たとえば、NECのAtermIW50[cplaza]というTAは、やはりPHSの電波を使って家庭内の無線通信をします。上で紹介したコードレスホンと同様に、すでにPHSでデータ通信をしている人は、このTAを通してisdn回線に接続することができます。他の部屋にあるデスクトップパソコンと接続する場合は、リモートステーションという箱にパソコンの通信ポートをつなぐことで、TAとの通信が可能になります。いずれも、最大64kbps(実効58.4kkbps)の通信速度になります。Atermのホームページにもあるように、データ通信用の配線というのは意外と面倒です。もちろん、最初からそのつもりであれば、家を建てるときに壁の中にイーサネットケーブルを張っておく手もありますが、建て売りの家を買ったり、中古だったり、マンションだったりすると、あとから床にケーブルを張ったり壁に穴をあけるのは面倒です。その点、無線なら配線工事がいらないので簡単です。もちろん、盗聴の危険性は無きにしもあらずですけど、いまや電線に入ってしまった後に盗聴されてる可能性の方が大きいものね。でも、ここで紹介した二つのの家庭内無線接続は、インターネットにつなぐことはできても、家庭内のパソコン間でTCP/IPなどをつかった通信をすることはできないので、本当の意味の家庭内ネットワークというわけではありません。

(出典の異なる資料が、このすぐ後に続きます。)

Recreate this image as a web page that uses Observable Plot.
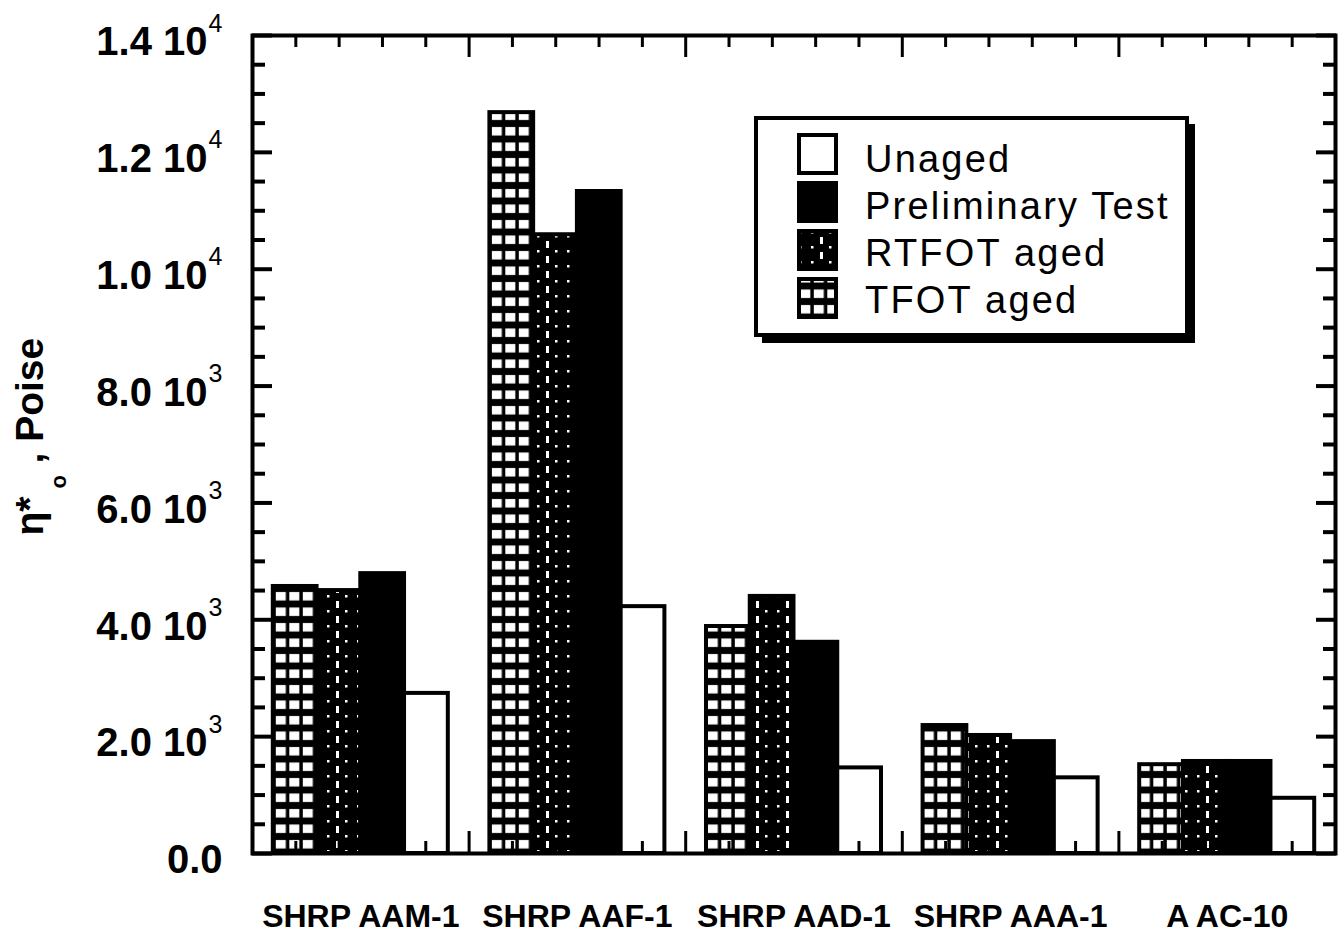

家庭内ネットワークというからには、パソコンの間でファイルを共有したりプリンターを共有したいものです。いまのところ、これをするには、10BaseTのハブを家庭のどこかにおいて、それとパソコンをケーブルで接続するのが一般的でしょう。もちろん、業務用には無線LANというのも売られていますから、家庭内のネットワークを無線で実現できないわけでもありません(例えば[NEC])。こうした、無線LANはオフィス内の配線を減らしたり、ポータブルなパソコンとLANの接続を容易にするのが目的です。これと、ダイヤルアップルーターをつなげば、家庭内無線LANの出来上がり。でも、パソコンを3台くらいしかつながないのに、128台までつながるようなシステムを買うのは大げさな感じもします。ダイヤルアップルーター[zdnet]というのは、TAに10BaseTのハブがついたようなもので、ハブに接続されたパソコンの間でTCP/IPなどの通信が可能になります。パソコンのブラウザーを起動すると、このルーターが自動的にインターネットに接続し、通信がなければ自動的に回線を切ってくれます。そういう意味で、このルーターに、小規模な無線LAN機能がついたものがあれば、話は簡単なんですけどね。

もし、ソフトバンクのシステムのように、家庭のユーザーとプロバイダーとのあいだの通信が無線になるとしたら、将来の家庭内ネットワークは、屋外の電波を屋内のパソコンに中継するリピーターだけになってしまうかもしれません。そうなると、ダイヤルアップルーターもハブもいらなくなります。意外と、未来の家庭内ネットワークは、パソコンにアンテナが立ってるだけだったりするかもしれませんね。